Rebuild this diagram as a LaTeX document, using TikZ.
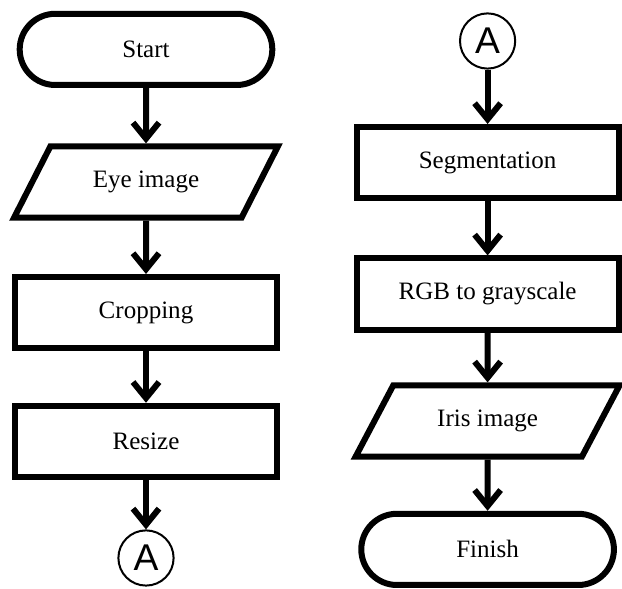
\documentclass[tikz,border=0pt]{standalone}
\usepackage{fontspec}
\setmainfont{Liberation Serif}
\newfontfamily\letterfont{Liberation Sans}
\usetikzlibrary{arrows.meta,shapes.geometric,shapes.misc}

\begin{document}
\begin{tikzpicture}[
		box/.style={draw, line width=0.15cm, minimum width=6.55cm, minimum height=1.78cm, font=\fontsize{17.8}{20}\selectfont},
		terminal/.style={box, rounded rectangle},
		process/.style={box, rectangle},
		io/.style={box, trapezium, trapezium left angle=55, trapezium right angle=125, trapezium stretches=true, minimum width=6.6cm},
		connector/.style={draw, circle, line width=0.05cm, minimum size=1.38cm, inner sep=0pt, font=\letterfont\fontsize{26.5}{27}\selectfont},
		flow/.style={line width=0.15cm, -{Straight Barb[length=0.4cm, width=0.65cm]}}
	]
		\useasboundingbox (0,0) rectangle (15.55,14.725);
		
		% left column
		\node[terminal] (start) at (3.65,13.49) {Start};
		\node[io] (eye) at (3.65,10.175) {Eye image};
		\node[process] (crop) at (3.65,6.91) {Cropping};
		\node[process] (resize) at (3.65,3.69) {Resize};
		\node[connector] (a1) at (3.65,0.775) {A};
		
		% right column
		\node[connector] (a2) at (12.19,13.7) {A};
		\node[process] (seg) at (12.19,10.66) {Segmentation};
		\node[process] (gray) at (12.19,7.375) {RGB to grayscale};
		\node[io] (iris) at (12.19,4.2) {Iris image};
		\node[terminal] (finish) at (12.19,0.99) {Finish};
		
		\draw[flow] (start) -- (eye);
		\draw[flow] (eye) -- (crop);
		\draw[flow] (crop) -- (resize);
		\draw[flow] (resize) -- (a1);
		\draw[flow] (a2) -- (seg);
		\draw[flow] (seg) -- (gray);
		\draw[flow] (gray) -- (iris);
		\draw[flow] (iris) -- (finish);
	\end{tikzpicture}
\end{document}
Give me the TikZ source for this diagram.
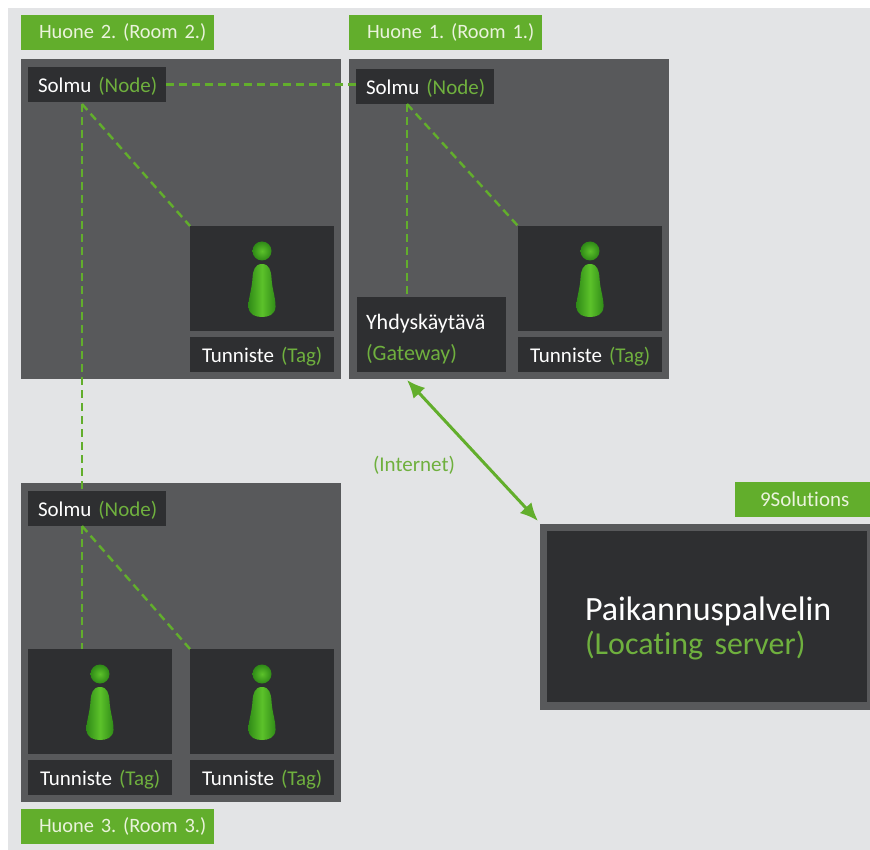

---

» **Short exercise**
Pictures are excluded; extract exactly the lines from the start of the data through the line that holds "(a1) at (3.65,0.775)", both ends included.

» **Final result**
Rebuild this diagram as a LaTeX document, using TikZ.
\documentclass[tikz,border=0pt]{standalone}
\usepackage{fontspec}
\setmainfont{Liberation Serif}
\newfontfamily\letterfont{Liberation Sans}
\usetikzlibrary{arrows.meta,shapes.geometric,shapes.misc}

\begin{document}
\begin{tikzpicture}[
		box/.style={draw, line width=0.15cm, minimum width=6.55cm, minimum height=1.78cm, font=\fontsize{17.8}{20}\selectfont},
		terminal/.style={box, rounded rectangle},
		process/.style={box, rectangle},
		io/.style={box, trapezium, trapezium left angle=55, trapezium right angle=125, trapezium stretches=true, minimum width=6.6cm},
		connector/.style={draw, circle, line width=0.05cm, minimum size=1.38cm, inner sep=0pt, font=\letterfont\fontsize{26.5}{27}\selectfont},
		flow/.style={line width=0.15cm, -{Straight Barb[length=0.4cm, width=0.65cm]}}
	]
		\useasboundingbox (0,0) rectangle (15.55,14.725);
		
		% left column
		\node[terminal] (start) at (3.65,13.49) {Start};
		\node[io] (eye) at (3.65,10.175) {Eye image};
		\node[process] (crop) at (3.65,6.91) {Cropping};
		\node[process] (resize) at (3.65,3.69) {Resize};
		\node[connector] (a1) at (3.65,0.775) {A};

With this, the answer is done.